II. Issues Relating to Matters Arising Prior to Trial
A. The Wiretap

On January 5, 1979, Florida law enforcement agent Stephen Dobson applied for and received authorization from a Florida circuit court judge to intercept telephone conversations on two telephones listed to unindicted co-conspirator Bill Cobb, for a period of thirty days. Within that thirty-day period, Cobb had the numbers on both of his telephones changed; the telephone company refused to intercept the new numbers without new court orders, and so Dobson returned to court on January 15 and 29 and obtained amendments to the January 5 order, substituting the new numbers for the old. On February 2, 1979, Dobson applied for and was granted a thirty-day extension of the amended January 5 authorization, and it was during the extension period that certain telephone calls were intercepted incriminating several of the appellants.

1. Newly discovered evidence that the wiretap order was issued on the basis of false information

The appellants' initial challenge respecting the sufficiency of the wiretap application concerns what might best be termed "newly discovered evidence." Dobson's original affidavit relied in part upon information obtained from an informant, Rayburn Morgan. In the affidavit, Dobson alleged that he interviewed Morgan on December 5, 1978, and credits Morgan with having furnished certain details of Cobb's involvement in the marijuana conspiracy prior to July 1978.

In April 1983, several months after the conclusion of trial and while this appeal was pending, the defendants located Rayburn Morgan, and obtained his affidavit. Morgan stated that he did not make "many" of the statements attributed to him in the Dobson affidavit, and listed those statements with which he took issue. He added that he had reason to believe Cobb intended to kill him, for which reason he had been in hiding since the spring of 1978, and had made himself unavailable to all but the government prosecutors.

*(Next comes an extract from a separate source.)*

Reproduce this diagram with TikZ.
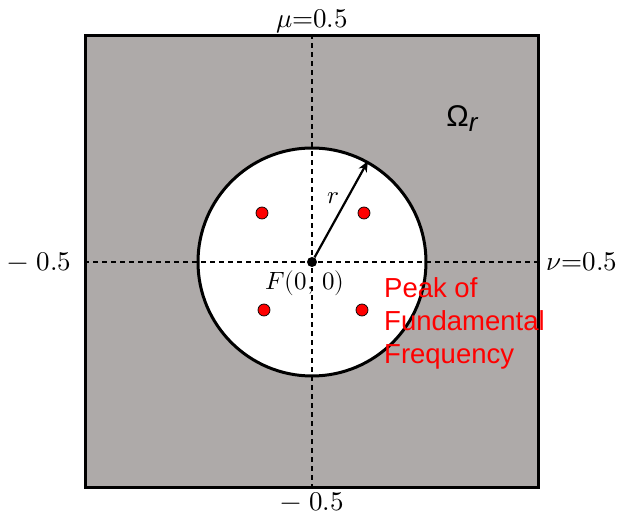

On the basis of this newly discovered evidence, appellants insist that the Dobson affidavit failed to establish the probable cause needed to authorize a wiretap on Cobb's phone. Consequently, appellants continue, this court should remand the case to the district court, presumably for a determination of whether a new trial is in order.

Evidence discovered post-trial, calling into question the existence of probable cause for a search conducted by law enforcement officers, is properly considered by the district court in a motion for a new trial pursuant to Fed.R.Crim.Pro. 33. See, e.g., United States v. VanMaanen, 547 F.2d 50, 52-53 (8th Cir.1976). Rule 33 provides, however, that where, as here, such a motion is filed with the district court during the pendency of an appeal, the motion may be denied but may not be granted without first having the case remanded by the court of appeals. United States v. Fuentes-Lozano, 580 F.2d 724 (5th Cir.1978); see generally C. Wright, Federal Practice and Procedure Sec. 557 (1982).

For our part, a court of appeals is without authority to rule on a motion for a new trial. United States v. Boberg, 565 F.2d 1059, 1062 (8th Cir.1977). We must nevertheless decide whether to remand the case for the limited purpose of having the district court entertain such a motion, and if remanding the case would serve no valid purpose, we will decline to do so. United States v. Mack, 695 F.2d 820, 823 (5th Cir.1983).